“We would like to be happy, and yet it is very difficult to be happy in a continuous way, without any shadows. We come to terms with our limitations and, at the same time, with the irrepressible urge to try to overcome them. We feel deep down that we are always missing something”. With these words, Leo XIV, in his catechesis during today’s audience in front of 60,000 people, described the ‘paradoxical situation’ we experience in our lives. “Our lives are marked by countless events, full of different nuances and experiences”, was the Pope’s analysis, which focused on the relationship between the Resurrection of Jesus and the current human and historical reality, with its questions and challenges: “At times we feel joyful, other times sad, other times fulfilled or stressed, gratified or demotivated.
We live busy lives, we concentrate on achieving results, and we even attain lofty, prestigious goals. Conversely, we remain suspended, precarious, awaiting success and recognition that are delayed or do not arrive at all.
In short, we find ourselves experiencing a paradoxical situation:
we would like to be happy, and yet it is very difficult to be happy in a continuous way, without any shadows.
We come to terms with our limitations and, at the same time, with the irrepressible urge to try to overcome them.

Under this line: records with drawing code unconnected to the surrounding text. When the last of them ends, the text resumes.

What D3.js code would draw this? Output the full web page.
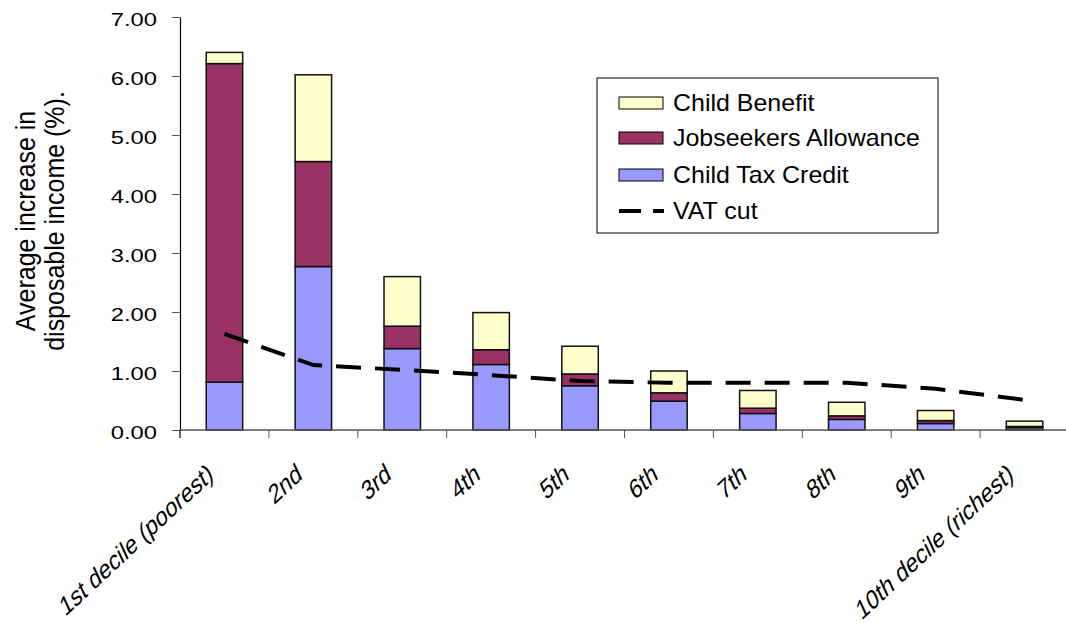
<!DOCTYPE html>
<html>
<head>
<meta charset="utf-8">
<script src="https://cdn.jsdelivr.net/npm/d3@7"></script>
<style>
  body { margin: 0; background: #fff; }
  svg text { font-family: "Liberation Sans", Arial, sans-serif; fill: #000; }
</style>
</head>
<body>
<div id="chart"></div>
<script>
// Decile groups along the x axis
const deciles = ["1st decile (poorest)", "2nd", "3rd", "4th", "5th", "6th", "7th", "8th", "9th", "10th decile (richest)"];

// Stacked components (percentage points)
const childTaxCredit = [0.81, 2.77, 1.38, 1.11, 0.75, 0.49, 0.28, 0.18, 0.11, 0.04];
const jobseekers = [5.40, 1.78, 0.38, 0.25, 0.20, 0.14, 0.09, 0.06, 0.05, 0.02];
const childBenefit = [0.19, 1.47, 0.84, 0.63, 0.47, 0.37, 0.30, 0.23, 0.17, 0.09];

// VAT cut line
const vatCut = [1.63, 1.10, 1.02, 0.93, 0.83, 0.80, 0.80, 0.80, 0.70, 0.51];

const yTicks = [0, 1, 2, 3, 4, 5, 6, 7];

const seriesNames = ["Child Tax Credit", "Jobseekers Allowance", "Child Benefit"];
const seriesColors = ["#9999ff", "#993366", "#ffffcc"];

const width = 1066, height = 628;
const margin = {left: 180, right: -3, top: 17, bottom: 198};

const svg = d3.select("#chart").append("svg")
  .attr("width", width)
  .attr("height", height);

const x = d3.scaleBand()
  .domain(deciles)
  .range([margin.left, width - margin.right])
  .paddingInner(0)
  .paddingOuter(0);

const y = d3.scaleLinear()
  .domain([0, 7])
  .range([height - margin.bottom, margin.top]);

// Build table for stacking
const table = deciles.map((d, i) => ({
  decile: d,
  "Child Tax Credit": childTaxCredit[i],
  "Jobseekers Allowance": jobseekers[i],
  "Child Benefit": childBenefit[i]
}));

const stacked = d3.stack().keys(seriesNames)(table);

const barW = x.bandwidth() * 0.41;

svg.append("g")
  .selectAll("g")
  .data(stacked)
  .join("g")
  .attr("fill", (d, i) => seriesColors[i])
  .selectAll("rect")
  .data(d => d)
  .join("rect")
  .attr("x", d => x(d.data.decile) + x.bandwidth() / 2 - barW / 2)
  .attr("y", d => y(d[1]))
  .attr("width", barW)
  .attr("height", d => y(d[0]) - y(d[1]))
  .attr("stroke", "#111")
  .attr("stroke-width", 1.5);

// Y axis (labels drawn separately, they are stretched sideways in the original)
const yAxis = svg.append("g")
  .attr("transform", `translate(${margin.left},0)`)
  .call(d3.axisLeft(y).tickValues(yTicks).tickFormat("").tickSize(8).tickSizeOuter(0));
yAxis.select(".domain").attr("stroke", "#000").attr("stroke-width", 1.2);
yAxis.selectAll(".tick line").attr("stroke", "#555").attr("stroke-width", 1);
yAxis.append("line")
  .attr("x1", 0).attr("x2", 0)
  .attr("y1", y(0)).attr("y2", y(0) + 8)
  .attr("stroke", "#000").attr("stroke-width", 1.2);

svg.append("g")
  .selectAll("text")
  .data(yTicks)
  .join("text")
  .attr("transform", d => `translate(157,${y(d) + 9}) scale(1.25,1)`)
  .attr("text-anchor", "end")
  .style("font-size", "19px")
  .text(d3.format(".2f"));

// X axis with ticks at band boundaries
const xAxisG = svg.append("g");
xAxisG.append("line")
  .attr("x1", margin.left).attr("x2", width)
  .attr("y1", y(0)).attr("y2", y(0))
  .attr("stroke", "#555").attr("stroke-width", 1.5);
xAxisG.selectAll("line.tk")
  .data(deciles.slice(1))
  .join("line")
  .attr("class", "tk")
  .attr("x1", d => x(d)).attr("x2", d => x(d))
  .attr("y1", y(0)).attr("y2", y(0) + 8)
  .attr("stroke", "#555").attr("stroke-width", 1);

// slanted, slightly sheared category labels
const ang = 43 * Math.PI / 180, up = 115 * Math.PI / 180, upScale = 1.05;
const mA = Math.cos(ang), mB = -Math.sin(ang);
const mC = -Math.cos(up) * upScale, mD = Math.sin(up) * upScale;
xAxisG.selectAll("text")
  .data(deciles)
  .join("text")
  .attr("transform", d => `translate(${x(d) + x.bandwidth() / 2 - 10},${y(0) + 48}) matrix(${mA},${mB},${mC},${mD},0,0)`)
  .attr("text-anchor", "end")
  .style("font-size", "24px")
  .text(d => d);

// VAT cut dashed line
const line = d3.line()
  .x((d, i) => x(deciles[i]) + x.bandwidth() / 2)
  .y(d => y(d));

svg.append("path")
  .datum(vatCut)
  .attr("d", line)
  .attr("fill", "none")
  .attr("stroke", "#000")
  .attr("stroke-width", 4)
  .attr("stroke-dasharray", "25,14");

// Y axis title
const titleLines = ["Average increase in", "disposable income (%)."];
const titleX = [35, 64];
svg.append("g")
  .selectAll("text")
  .data(titleLines)
  .join("text")
  .attr("transform", (d, i) => `translate(${titleX[i]},221) scale(1.08,1) rotate(-90)`)
  .attr("text-anchor", "middle")
  .style("font-size", "25px")
  .text(d => d);

// Legend
const legend = svg.append("g").attr("transform", "translate(597,78)");
legend.append("rect")
  .attr("width", 341).attr("height", 155)
  .attr("fill", "#fff").attr("stroke", "#000").attr("stroke-width", 1);

const legendItems = [
  {name: "Child Benefit", color: seriesColors[2]},
  {name: "Jobseekers Allowance", color: seriesColors[1]},
  {name: "Child Tax Credit", color: seriesColors[0]}
];
const rowY = [25, 60, 97, 133];

legendItems.forEach((it, i) => {
  legend.append("rect")
    .attr("x", 22).attr("y", rowY[i] - 6)
    .attr("width", 44).attr("height", 12)
    .attr("fill", it.color).attr("stroke", "#000").attr("stroke-width", 1);
  legend.append("text")
    .attr("transform", `translate(76,${rowY[i] + 8}) scale(1.04,1)`)
    .style("font-size", "24px")
    .text(it.name);
});
legend.append("line")
  .attr("x1", 22).attr("x2", 67)
  .attr("y1", rowY[3]).attr("y2", rowY[3])
  .attr("stroke", "#000").attr("stroke-width", 4)
  .attr("stroke-dasharray", "22,12");
legend.append("text")
  .attr("transform", `translate(76,${rowY[3] + 8}) scale(1.04,1)`)
  .style("font-size", "24px")
  .text("VAT cut");
</script>
</body>
</html>
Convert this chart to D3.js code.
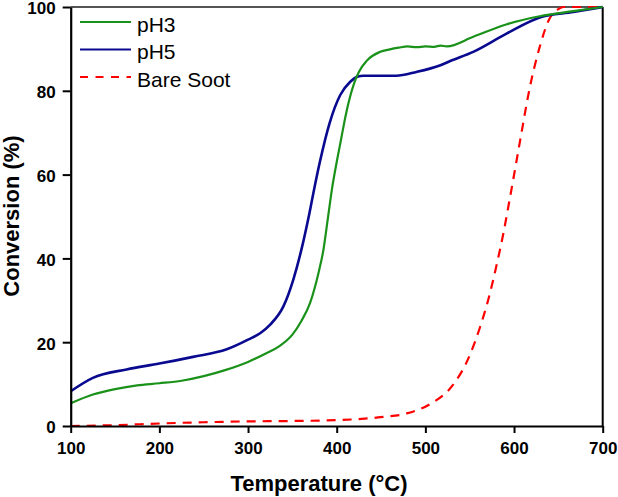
<!DOCTYPE html>
<html>
<head>
<meta charset="utf-8">
<script src="https://cdn.jsdelivr.net/npm/d3@7"></script>
<style>
  body { margin: 0; background: #fff; }
  svg { display: block; font-family: Arial, "Liberation Sans", sans-serif; }
</style>
</head>
<body>
<div id="chart"></div>
<script>
// temperature (°C) / conversion (%)
let ph3Temp = [100, 125, 150, 175, 200, 225, 250, 275, 300, 320, 335, 350, 360, 370, 380, 385, 390, 395, 400, 405, 410, 415, 420, 425, 434, 449, 460, 470, 480, 490, 500, 510, 517, 524, 554, 592, 629, 667, 700];
let ph3Conv = [5.4, 7.5, 8.8, 9.7, 10.2, 10.8, 11.9, 13.4, 15.3, 17.3, 19.0, 21.8, 25.0, 29.4, 37.0, 42.0, 49.5, 57.0, 63.0, 68.5, 74.0, 78.5, 82.0, 84.5, 87.2, 89.3, 89.9, 90.3, 90.6, 90.4, 90.6, 90.5, 90.8, 90.6, 92.9, 95.9, 97.8, 99.0, 100];

let ph5Temp = [100, 125, 163, 200, 238, 276, 300, 314, 325, 340, 351, 362, 368, 375, 381, 392, 404, 415, 424, 430, 467, 490, 517, 528, 554, 592, 629, 667, 700];
let ph5Conv = [8.3, 11.5, 13.5, 14.9, 16.5, 18.3, 20.6, 22.2, 24.2, 28.6, 34.9, 43.7, 49.5, 57.0, 63.0, 72.3, 79.0, 82.1, 83.4, 83.6, 83.6, 84.5, 86.1, 87.1, 89.3, 93.7, 97.5, 98.8, 100];

let sootTemp = [100, 150, 200, 250, 300, 350, 400, 449, 479, 505, 530, 548, 562, 571, 580, 588, 595, 603, 607, 618, 629, 639, 650, 656, 700];
let sootConv = [0, 0.2, 0.6, 0.9, 1.1, 1.2, 1.4, 2.1, 3.0, 5.2, 9.5, 15.9, 23.8, 30.2, 38.1, 46.0, 54.0, 63.5, 68.3, 81.0, 90.5, 96.8, 99.5, 100, 100];

let seriesNames = ["pH3", "pH5", "Bare Soot"];
let xTicks = [100, 200, 300, 400, 500, 600, 700];
let yTicks = [0, 20, 40, 60, 80, 100];

let width = 618, height = 497;
let plotLeft = 70.7, plotRight = 602.7, plotTop = 7, plotBottom = 426;

let svg = d3.select("#chart")
	.append("svg")
	.attr("width", width)
	.attr("height", height);

let xScale = d3.scaleLinear().domain([100, 700]).range([plotLeft, plotRight]);
let yScale = d3.scaleLinear().domain([0, 100]).range([plotBottom, plotTop]);

let colors = { "pH3": "#1a921a", "pH5": "#0a0a90", "Bare Soot": "#ff0000" };

// frame: gray top, black right
svg.append("line")
	.attr("x1", plotLeft).attr("x2", plotRight)
	.attr("y1", plotTop).attr("y2", plotTop)
	.attr("stroke", "#555").attr("stroke-width", 2);
svg.append("line")
	.attr("x1", plotRight).attr("x2", plotRight)
	.attr("y1", plotTop).attr("y2", plotBottom)
	.attr("stroke", "#000").attr("stroke-width", 2);

let line = d3.line()
	.x(d => xScale(d[0]))
	.y(d => yScale(d[1]))
	.curve(d3.curveMonotoneX);

let sootData = d3.zip(sootTemp, sootConv);
let ph5Data = d3.zip(ph5Temp, ph5Conv);
let ph3Data = d3.zip(ph3Temp, ph3Conv);

svg.append("path")
	.datum(sootData)
	.attr("d", line)
	.attr("fill", "none")
	.attr("stroke", colors["Bare Soot"])
	.attr("stroke-width", 2.2)
	.attr("stroke-dasharray", "9 7");

svg.append("path")
	.datum(ph5Data)
	.attr("d", line)
	.attr("fill", "none")
	.attr("stroke", colors["pH5"])
	.attr("stroke-width", 2.6);

svg.append("path")
	.datum(ph3Data)
	.attr("d", line)
	.attr("fill", "none")
	.attr("stroke", colors["pH3"])
	.attr("stroke-width", 2.2);

// axes
let xAxis = d3.axisBottom(xScale).tickValues(xTicks).tickSize(7).tickSizeOuter(0).tickPadding(5);
let yAxis = d3.axisLeft(yScale).tickValues(yTicks).tickSize(8).tickSizeOuter(0).tickPadding(7);

let gx = svg.append("g")
	.attr("transform", `translate(0, ${plotBottom})`)
	.call(xAxis);
let gy = svg.append("g")
	.attr("transform", `translate(${plotLeft}, 0)`)
	.call(yAxis);

[gx, gy].forEach(g => {
	g.select(".domain").attr("stroke", "#000").attr("stroke-width", 2.2);
	g.selectAll(".tick line").attr("stroke", "#000").attr("stroke-width", 2);
	g.selectAll(".tick text")
		.attr("fill", "#000")
		.style("font-size", "17px")
		.style("font-weight", "bold")
		.style("font-family", "Arial, 'Liberation Sans', sans-serif");
});
gx.selectAll(".tick text").attr("dy", "0.95em");
gy.selectAll(".tick text").attr("dy", "0.4em");

// axis titles
svg.append("text")
	.attr("x", 319)
	.attr("y", 491)
	.attr("text-anchor", "middle")
	.style("font-size", "22px")
	.style("font-weight", "bold")
	.text("Temperature (\u00B0C)");

svg.append("text")
	.attr("transform", "translate(19, 216) rotate(-90)")
	.attr("text-anchor", "middle")
	.style("font-size", "22px")
	.style("font-weight", "bold")
	.text("Conversion (%)");

// legend
let legendY = [22, 49.5, 77];
let legend = svg.selectAll(".legend")
	.data(seriesNames)
	.enter()
	.append("g")
	.attr("class", "legend")
	.attr("transform", (d, i) => `translate(0, ${legendY[i]})`);

legend.append("line")
	.attr("x1", 80).attr("x2", 131)
	.attr("y1", 0).attr("y2", 0)
	.attr("stroke", d => colors[d])
	.attr("stroke-width", 2.2)
	.attr("stroke-dasharray", d => d == "Bare Soot" ? "8 7.5" : null);

legend.append("text")
	.attr("x", 137)
	.attr("y", 9.5)
	.style("font-size", "21px")
	.attr("fill", "#000")
	.text(d => d);
</script>
</body>
</html>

We feel deep down that we are always missing something”. “we were not created for lack, but for fullness, to rejoice in life, and life in abundance”, Leo stated.
“This deep desire in our hearts can find its ultimate answer not in roles, not in power, not in having,
but in the certainty that there is someone who guarantees this constitutive impulse of our humanity”, he warned: “in the awareness that this expectation will not be disappointed or thwarted”. “This certainty coincides with hope,” the Pontiff continued: “This does not mean thinking in an optimistic way: often optimism lets us down, causing our expectations to implode, whereas hope promises and fulfills”. “The Risen Jesus is the guarantee of this deliverance!”, the Pope assured; “He is the wellspring that satisfies our thirst, the infinite thirst for fullness that the Holy Spirit imbues into our hearts”. The Resurrection of Christ, is indeed, “not a simple event of human history, but the event that transformed it from within”. “The Risen One is the living wellspring that does not dry up and does not change”, is the example chosen by the Pope: “It always stays pure and ready for anyone who is thirsty”. “ And the more we taste the mystery of God, the more we are attracted to it, without ever becoming completely satiated”, Leone stated, quoting Saint Augustine’s Hymn to Beauty, found in the Confessions.
Only Jesus, who died and rose again, responds to the deepest questions of our heart: is there really a destination for us? Does our existence have any meaning? And the suffering of so many innocents, how can it be redeemed?
“Jesus, with his Resurrection, has guaranteed for us a permanent source of life: he is the living one, the lover of life, the victor over all death” Leo XIV remarked: “Therefore, he is able to offer us refreshment in our earthly journey and assure us of perfect peace in eternity”. “The Risen Jesus does not bestow upon us an answer ‘from above’, but becomes our companion on this often arduous, painful and mysterious journey”, the Pope assured:
“Only He can fill our empty flask,
when our thirst becomes unbearable. And he is also the destination of our journey. Without his love, the voyage of life would become wandering without a goal, a tragic mistake with a missed destination”. “We are fragile creatures”, Leo noted: “Mistakes are part of our humanity; it is the wound of sin that makes us fall, give up, despair. To rise again instead means to get up and stand on our feet. The Risen One guarantees our arrival, leading us home, where we are awaited, loved, saved. To journey with him means to experience being sustained despite everything, to have our thirst quenched and to be refreshed in the hardships and struggles that, like heavy stones, threaten to block or divert our history”. “From Christ’s Resurrection springs the hope that gives us a foretaste, despite the fatigue of living, of a deep and joyful calm”, the Pope concluded: “that peace the only he can give us in the end, without end”.